Please, without the pictures, retype exactly the lines from the start of the material through the line that holds "1.5, 1.75, 2];".

● **Material provided**
# # # #

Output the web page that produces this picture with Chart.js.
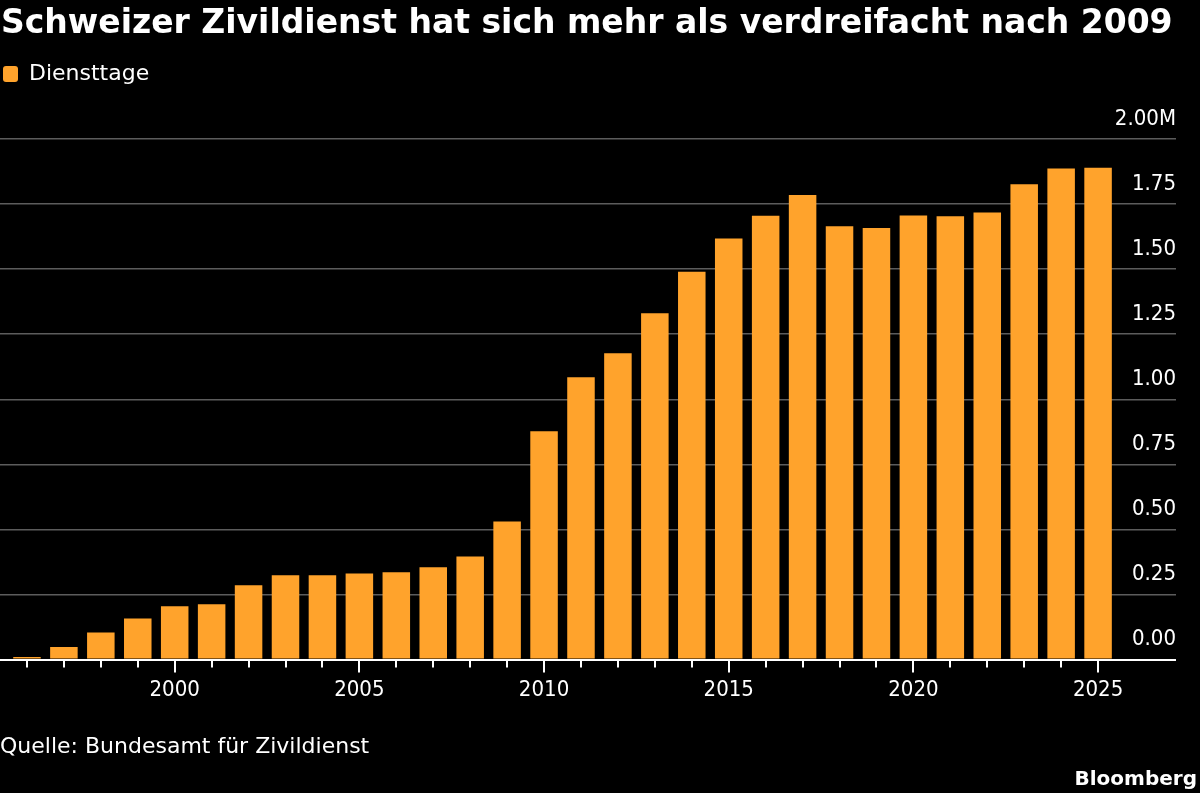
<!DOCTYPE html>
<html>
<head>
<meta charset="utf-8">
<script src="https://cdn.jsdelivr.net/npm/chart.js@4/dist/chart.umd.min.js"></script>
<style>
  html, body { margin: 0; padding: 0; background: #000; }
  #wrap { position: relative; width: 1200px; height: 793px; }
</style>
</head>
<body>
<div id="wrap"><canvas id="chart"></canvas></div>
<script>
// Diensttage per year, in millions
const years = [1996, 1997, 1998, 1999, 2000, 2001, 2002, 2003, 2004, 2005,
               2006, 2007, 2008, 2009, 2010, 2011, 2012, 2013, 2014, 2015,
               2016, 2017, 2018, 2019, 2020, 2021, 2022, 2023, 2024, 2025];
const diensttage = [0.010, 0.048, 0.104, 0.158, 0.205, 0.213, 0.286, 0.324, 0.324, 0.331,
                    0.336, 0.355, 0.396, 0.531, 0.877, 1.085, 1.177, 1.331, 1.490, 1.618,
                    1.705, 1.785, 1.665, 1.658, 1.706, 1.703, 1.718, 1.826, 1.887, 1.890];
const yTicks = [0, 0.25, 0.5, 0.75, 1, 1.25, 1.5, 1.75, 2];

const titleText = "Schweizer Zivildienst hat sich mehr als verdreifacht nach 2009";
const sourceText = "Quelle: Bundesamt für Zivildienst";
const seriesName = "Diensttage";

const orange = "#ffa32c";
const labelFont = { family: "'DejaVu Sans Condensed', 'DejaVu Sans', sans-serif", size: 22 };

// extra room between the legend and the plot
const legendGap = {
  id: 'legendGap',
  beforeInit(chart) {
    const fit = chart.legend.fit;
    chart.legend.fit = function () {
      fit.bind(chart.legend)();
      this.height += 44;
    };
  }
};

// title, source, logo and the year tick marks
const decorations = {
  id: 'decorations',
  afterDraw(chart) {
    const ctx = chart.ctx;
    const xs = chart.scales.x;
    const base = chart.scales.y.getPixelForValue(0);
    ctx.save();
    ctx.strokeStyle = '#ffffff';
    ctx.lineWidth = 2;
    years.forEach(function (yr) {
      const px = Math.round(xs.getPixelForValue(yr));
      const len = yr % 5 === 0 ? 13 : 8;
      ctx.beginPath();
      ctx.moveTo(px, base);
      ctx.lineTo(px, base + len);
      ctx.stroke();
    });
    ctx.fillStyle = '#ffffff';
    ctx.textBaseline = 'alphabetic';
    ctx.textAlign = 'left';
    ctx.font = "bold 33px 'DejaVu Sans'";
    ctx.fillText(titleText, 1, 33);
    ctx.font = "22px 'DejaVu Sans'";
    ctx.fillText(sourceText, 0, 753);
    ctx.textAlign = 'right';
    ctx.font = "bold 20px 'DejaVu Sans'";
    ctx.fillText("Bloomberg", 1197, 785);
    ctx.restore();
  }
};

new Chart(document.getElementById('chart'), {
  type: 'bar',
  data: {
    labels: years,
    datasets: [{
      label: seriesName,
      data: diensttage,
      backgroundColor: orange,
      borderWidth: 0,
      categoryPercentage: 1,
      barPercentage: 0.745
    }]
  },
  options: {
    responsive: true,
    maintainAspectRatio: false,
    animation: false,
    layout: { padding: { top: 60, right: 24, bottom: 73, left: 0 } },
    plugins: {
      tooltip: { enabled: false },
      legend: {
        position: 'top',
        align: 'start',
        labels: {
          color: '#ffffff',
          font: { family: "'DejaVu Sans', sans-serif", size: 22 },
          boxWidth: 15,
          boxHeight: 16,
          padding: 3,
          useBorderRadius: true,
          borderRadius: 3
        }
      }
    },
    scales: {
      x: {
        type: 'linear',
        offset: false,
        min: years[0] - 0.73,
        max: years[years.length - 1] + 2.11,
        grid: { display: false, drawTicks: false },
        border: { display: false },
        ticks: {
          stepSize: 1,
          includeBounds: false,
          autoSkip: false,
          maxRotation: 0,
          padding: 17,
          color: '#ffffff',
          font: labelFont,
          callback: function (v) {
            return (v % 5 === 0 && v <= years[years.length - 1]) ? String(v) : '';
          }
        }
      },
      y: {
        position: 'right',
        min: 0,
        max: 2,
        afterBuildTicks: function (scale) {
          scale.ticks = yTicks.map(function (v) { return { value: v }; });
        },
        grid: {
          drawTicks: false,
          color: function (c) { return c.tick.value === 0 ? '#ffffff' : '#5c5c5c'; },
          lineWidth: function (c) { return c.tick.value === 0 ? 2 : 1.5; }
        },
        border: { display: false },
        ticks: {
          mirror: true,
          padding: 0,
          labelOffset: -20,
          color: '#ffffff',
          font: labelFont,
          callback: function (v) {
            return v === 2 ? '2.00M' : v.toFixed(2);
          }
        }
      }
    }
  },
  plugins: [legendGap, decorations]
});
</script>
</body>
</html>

# # # #

● **Exercise result**
Output the web page that produces this picture with Chart.js.
<!DOCTYPE html>
<html>
<head>
<meta charset="utf-8">
<script src="https://cdn.jsdelivr.net/npm/chart.js@4/dist/chart.umd.min.js"></script>
<style>
  html, body { margin: 0; padding: 0; background: #000; }
  #wrap { position: relative; width: 1200px; height: 793px; }
</style>
</head>
<body>
<div id="wrap"><canvas id="chart"></canvas></div>
<script>
// Diensttage per year, in millions
const years = [1996, 1997, 1998, 1999, 2000, 2001, 2002, 2003, 2004, 2005,
               2006, 2007, 2008, 2009, 2010, 2011, 2012, 2013, 2014, 2015,
               2016, 2017, 2018, 2019, 2020, 2021, 2022, 2023, 2024, 2025];
const diensttage = [0.010, 0.048, 0.104, 0.158, 0.205, 0.213, 0.286, 0.324, 0.324, 0.331,
                    0.336, 0.355, 0.396, 0.531, 0.877, 1.085, 1.177, 1.331, 1.490, 1.618,
                    1.705, 1.785, 1.665, 1.658, 1.706, 1.703, 1.718, 1.826, 1.887, 1.890];
const yTicks = [0, 0.25, 0.5, 0.75, 1, 1.25, 1.5, 1.75, 2];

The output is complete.